There is no relationship among the participating employers of the multi-employer pension plan and the establisher of the pension plan.

Defined Benefit

A defined benefit (DB) is a pension benefit determined in advance by reference to various factors, including the level of earnings, length of service and a multiplier factor (determined by the actuary).

 

Defined Contribution

A Defined Contribution Pension Plan (DC) means a pension benefit is determined solely concerning accumulated contributions made by or for a member’s credit, together with the yield on such accumulated contributions, and that is determined on an individual account basis. The employee is responsible for choosing the investments offered to the plan, and a member will not know the amount of their ultimate pension benefit until they retire. Benefits at retirement depend on how much was contributed and how well the pension fund’s investments performed.

 

Hybrid/Combination

A hybrid or combination plan is a pension plan comprising of both DB and DC provisions. The pension plan rules govern the operation of each section (DB and DC). Figure 7 below provides an illustration of the types of pension benefits.

The FSC regulates pension plans by ensuring compliance with the Occupational Pension Benefits Act, monitoring their financial health, and overseeing the registrations, amendments, and wind-ups of pension plans to protect members' interests. 

A 'Member' is an employee entitled to benefits or a refund of contributions from the pension plan due to their employment. 

An 'Active Member' continues to accumulate pension benefits within the plan and is still employed by the employer of the pension plan. 

A 'Deferred Member' is someone who no longer accumulates benefits within the plan and is generally no longer employed by the employer of the pension plan. 

A 'Pensioner' refers to a member who is receiving pension benefits and is no longer employed by the employer of the pension plan. 

Based on the rules of your pension plan, you may be allowed to take a portion of your pension as a lump sum before or upon retirement. The limit within the Act is 25%, however, it must be stated within your plan rules for you to benefit from this provision.

Additional voluntary contributions are contributions made by a pension plan member that exceed the amount that they are required to contribute. 

Yes, you can retire early if you're within 10 years of the normal retirement age. For instance, if the normal age of your pension plan is 65, you can retire as early as 55. 

 Early retirement usually means a reduced annual pension, as you will receive payments over a longer period. However, the total pension amount remains the same. 

Depending on the terms of your pension plan, if you leave your job before retirement:

  • your pension may be deferred,
  • you may be able to place it into an individual registered retirement savings plan or 
  • it may be rolled over into another retirement plan.

Credit Unions

A credit union is a member-owned financial co-operative that operates on the principle of people helping people. Its members pool their funds, which are then available for loans to other members. As a not-for-profit organization, a credit union does not have customers; rather, everyone who joins becomes a member and owner. This ownership is represented by shares purchased when the member joins. 

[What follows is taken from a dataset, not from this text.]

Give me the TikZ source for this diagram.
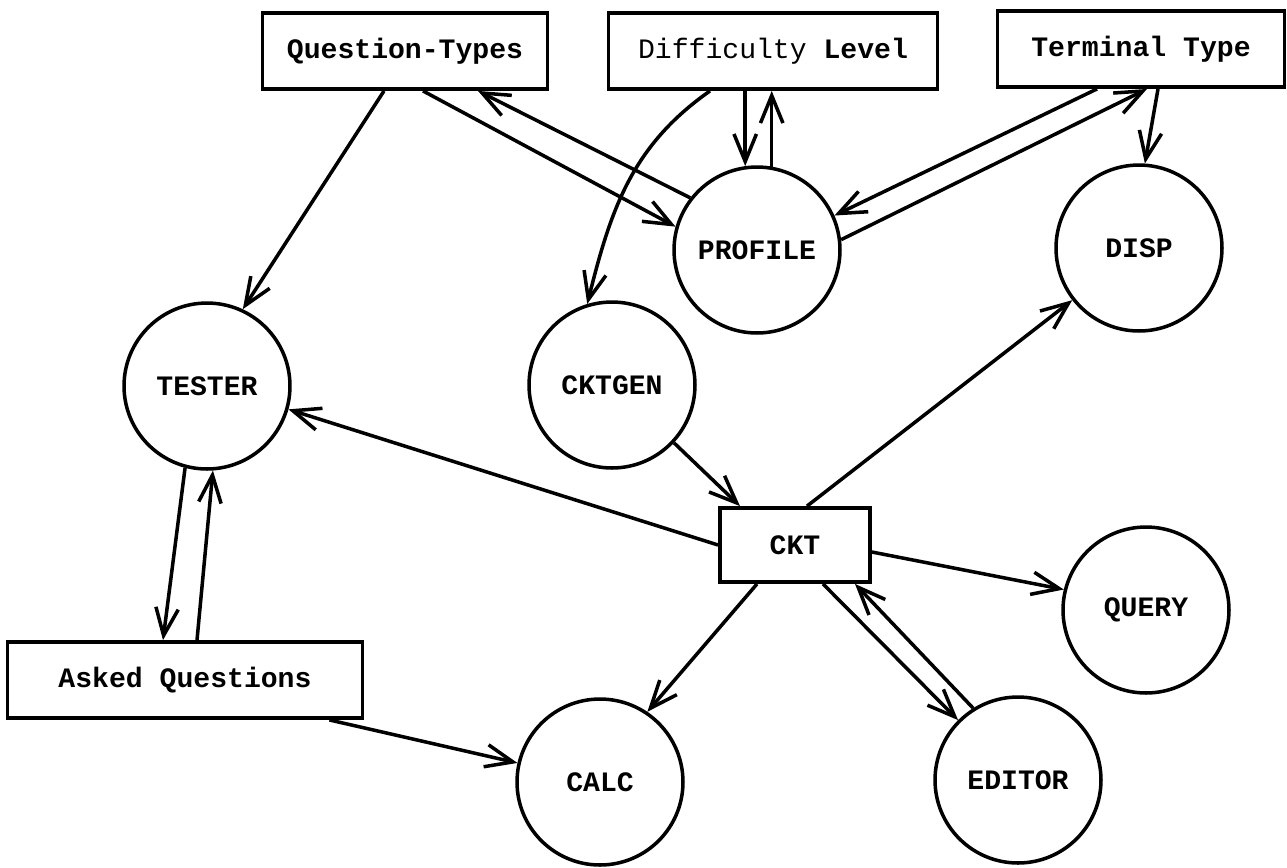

The primary function of a credit union is to serve its members. This means providing them with a safe, convenient place to save and borrow at reasonable rates. When you join a credit union, you become a member and a part owner through your investment in qualifying shares. You have the right to attend all general meetings of the credit union and participate in decision making which influences the operations of the credit union.

The FSC supervises credit unions as part of its mandate to protect the safety and soundness of the financial system. It assesses new applicants, approves changes within the credit union, conducts on-site examinations of risk management practices and initiates enforcement action where needed. It also develops tools and models to assess entities within a risk-based supervision framework, as well as guidelines to help credit unions manage risk. 

The FSC keeps an open line of communication with its stakeholders, including credit unions and representative bodies, like the Barbados Co-operative & Credit Union League Limited. The FSC shares data and information about the sector periodically via its website and presentations. It also collaborates with domestic, regional and international credit union regulators.